I am glad to see they didn't explain how the world got to that state. I thought w/ earlier previews, that's what they were trying to do and I'm glad they are sticking to the book.  There are def some creepy parts to this movie.  Great review.

sharpe95th 10/30/2009 10:21:12 AM

"But. but I don't want to think when I watch a movie. I want to see big explosions---bwoooooosh--and see big robots bashing the hell out of each other--crash, biissshh, baaaangg--and see Megan Fox's T&A. When I go to a movie I don't want to think at ALL. IF I wanted to think in a movie then I'd watch a movie like The Road. But uh-uh, NOT for me. I don't want anyyyyyything in my head when I watch a movie. Uh-uh".



myklspader 10/30/2009 10:22:12 AM

 Did not read the book or this review but I liked “No Country for Old Men” so I am sure I will dig this too.
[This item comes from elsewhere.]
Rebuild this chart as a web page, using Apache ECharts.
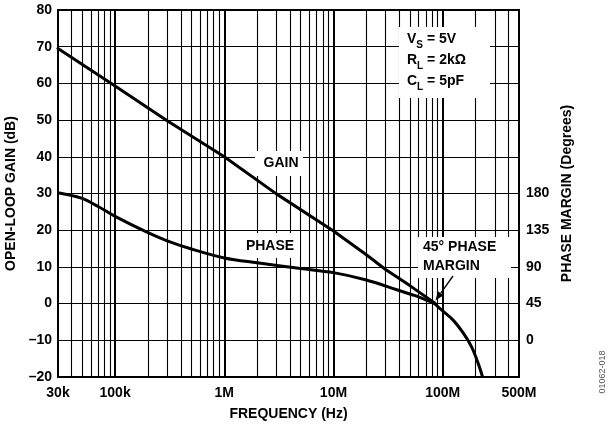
<!DOCTYPE html>
<html>
<head>
<meta charset="utf-8">
<script src="https://cdn.jsdelivr.net/npm/echarts@6/dist/echarts.min.js"></script>
<style>html,body{margin:0;padding:0;background:#fff}#c{width:613px;height:428px}</style>
</head>
<body>
<div id="c"></div>
<script>
// ---- data ----
const gainFreq = [3e4, 1e5, 3e5, 1e6, 3e6, 1e7, 2e7, 3e7, 5e7, 8.5e7];
const gainDb   = [69.5, 59.3, 49.8, 40.0, 29.9, 19.8, 13.3, 9.3, 4.9, 0.1];
const phaseFreq = [3e4, 5e4, 7e4, 1e5, 2e5, 3e5, 5e5, 1e6, 2e6, 5e6, 1e7, 2e7, 3.8e7, 5.5e7, 7e7, 8.5e7, 9.4e7, 1.24e8, 1.54e8, 1.84e8, 2.11e8, 2.32e8];
const phaseDeg  = [181, 174, 164, 152, 132, 122, 112, 101, 95, 88, 83, 74, 62, 55, 49.5, 44.5, 39, 25, 9, -8, -28, -45];
const xTickValues = [3e4, 1e5, 1e6, 1e7, 1e8, 5e8];
const xTickLabels = ['30k', '100k', '1M', '10M', '100M', '500M'];
const phaseTickValues = [0, 45, 90, 135, 180];
const majorGrid = [1e5, 1e6, 1e7, 1e8];
const minorGrid = [4e4,5e4,6e4,7e4,8e4,9e4, 2e5,3e5,4e5,5e5,6e5,7e5,8e5,9e5, 2e6,3e6,4e6,5e6,6e6,7e6,8e6,9e6, 2e7,3e7,4e7,5e7,6e7,7e7,8e7,9e7, 2e8,3e8,4e8];

const FONT = '"Liberation Sans", Arial, sans-serif';
const txt = {fontFamily: FONT, fontWeight: 'bold', fontSize: 14, color: '#000'};

const chart = echarts.init(document.getElementById('c'), null, {renderer: 'canvas'});

const gridLines = majorGrid.map(f => ({xAxis: f, lineStyle: {width: 2}}))
  .concat(minorGrid.map(f => ({xAxis: f, lineStyle: {width: 1.1}})));

chart.setOption({
  animation: false,
  backgroundColor: '#fff',
  grid: {left: 58, right: 94, top: 10, bottom: 51, show: true, borderColor: '#000', borderWidth: 2, backgroundColor: '#fff', containLabel: false, outerBoundsMode: 'none'},
  xAxis: {
    type: 'log', logBase: 10, min: 3e4, max: 5e8,
    name: 'FREQUENCY (Hz)', nameLocation: 'middle', nameGap: 30,
    nameTextStyle: txt,
    axisLine: {show: false}, axisTick: {show: false},
    splitLine: {show: false}, minorSplitLine: {show: false},
    axisLabel: Object.assign({}, txt, {
      margin: 9,
      customValues: xTickValues,
      showMinLabel: true, showMaxLabel: true,
      formatter: v => { const i = xTickValues.findIndex(t => Math.abs(t - v) / t < 1e-6); return i >= 0 ? xTickLabels[i] : ''; }
    })
  },
  yAxis: [{
    type: 'value', min: -20, max: 80, interval: 10,
    name: 'OPEN-LOOP GAIN (dB)', nameLocation: 'middle', nameGap: 34, nameRotate: 90,
    nameTextStyle: txt,
    axisLine: {show: false}, axisTick: {show: false},
    splitLine: {show: true, lineStyle: {color: '#000', width: 1.1}},
    axisLabel: Object.assign({}, txt, {margin: 6, formatter: v => v < 0 ? '\u2013' + Math.abs(v) : String(v)})
  }, {
    type: 'value', min: -45, max: 405, interval: 45, position: 'right',
    name: 'PHASE MARGIN (Degrees)', nameLocation: 'middle', nameGap: 41, nameRotate: 90,
    nameTextStyle: txt,
    axisLine: {show: false}, axisTick: {show: false}, splitLine: {show: false},
    axisLabel: Object.assign({}, txt, {margin: 7, customValues: phaseTickValues, formatter: v => String(v)})
  }],
  series: [{
    type: 'line', data: [], z: 1, silent: true,
    markLine: {silent: true, symbol: ['none', 'none'], label: {show: false},
      lineStyle: {color: '#000', type: 'solid', width: 1}, data: gridLines, animation: false}
  }, {
    name: 'gain', type: 'line', z: 5, yAxisIndex: 0, showSymbol: false, smooth: false,
    lineStyle: {color: '#000', width: 3, join: 'round', cap: 'round'},
    data: gainFreq.map((f, i) => [f, gainDb[i]])
  }, {
    name: 'phase', type: 'line', z: 5, yAxisIndex: 1, showSymbol: false, smooth: 0.35,
    lineStyle: {color: '#000', width: 3, join: 'round'},
    data: phaseFreq.map((f, i) => [f, phaseDeg[i]])
  }],
  graphic: [
    {type: 'rect', shape: {x: 255, y: 151, width: 48, height: 25}, style: {fill: '#fff'}, z: 50},
    {type: 'text', x: 281, y: 163, style: {text: 'GAIN', fill: '#000', font: 'bold 14px ' + FONT, align: 'center', verticalAlign: 'middle'}, z: 51},
    {type: 'rect', shape: {x: 240, y: 233, width: 60, height: 25}, style: {fill: '#fff'}, z: 50},
    {type: 'text', x: 270, y: 246, style: {text: 'PHASE', fill: '#000', font: 'bold 14px ' + FONT, align: 'center', verticalAlign: 'middle'}, z: 51},
    {type: 'rect', shape: {x: 418, y: 237, width: 93, height: 41}, style: {fill: '#fff'}, z: 50},
    {type: 'text', x: 423, y: 238, style: {text: '45\u00b0 PHASE\nMARGIN', fill: '#000', font: 'bold 14px ' + FONT, lineHeight: 19, align: 'left', verticalAlign: 'top'}, z: 51},
    {type: 'rect', shape: {x: 399, y: 27, width: 91, height: 71}, style: {fill: '#fff'}, z: 50},
    {type: 'text', x: 407, y: 29, z: 51, style: {
      text: '{b|V}{s|S}{b| = 5V}\n{b|R}{s|L}{b| = 2k\u03a9}\n{b|C}{s|L}{b| = 5pF}',
      align: 'left', verticalAlign: 'top',
      rich: {
        b: {fontFamily: FONT, fontWeight: 'bold', fontSize: 14, lineHeight: 21, fill: '#000', color: '#000'},
        s: {fontFamily: FONT, fontWeight: 'bold', fontSize: 10, lineHeight: 13, verticalAlign: 'bottom', fill: '#000', color: '#000'}
      }
    }},
    {type: 'line', shape: {x1: 453, y1: 276, x2: 440.8, y2: 293.2}, style: {stroke: '#000', lineWidth: 1.3}, z: 52},
    {type: 'polygon', shape: {points: [[435.5, 300.5], [443.6, 295.2], [437.9, 291.2]]}, style: {fill: '#000'}, z: 52},
    {type: 'text', x: 603, y: 372, rotation: Math.PI / 2, style: {text: '01062-018', fill: '#555', font: '9px ' + FONT, align: 'center', verticalAlign: 'middle'}, z: 51}
  ]
});
</script>
</body>
</html>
Cannot wait for this to come out. 

Hobbs 10/30/2009 12:37:05 PM

I'm only talking book of course...I can't rip the movie because I didn't see it but yes, the book sucked.

To sum up the story.

They walk, they are hungry. they find some food and are hungry again. They find more food. The son complains alot.  They really need shoes, but when they find a whole stack of them in a house they don't grab any. They run into bad cannibals and escape and cannibals don't chase them. They walk again and they find more food then walk again. They get cold. They get hungry and need more food. They encounter more cannibals, avoid them and yet again the cannibals don't chase them. They get hungry again and wish they had better shoes.  

I can't take credit for that review but when I read it that summed up exactly what I read...I won't even get into all the other inconsistencies in the story.  It was one of those books i wish would just end and was thankful when it did.

This book won the Pulitzer Prize which means about as much as Obama winning the Nobel.

ddiaz28 10/30/2009 5:23:17 PM

You should have taken credit for that review.  It was great!  He forgot about the hiding though, there's lots of hiding.

And that was a great comment sharpe, real funny.  I'm all for the "shut your brain off" films as well (I LOVED Transformers 2), but a film like this looks to be always shines above the "crash, biissshh, baaaangg, T&A" movies.


themovielord 10/30/2009 8:07:59 PM

I've read the book... cannot wait for the movie... knowing that they are completely seprate this review invokes what I saw in my head while reading the book!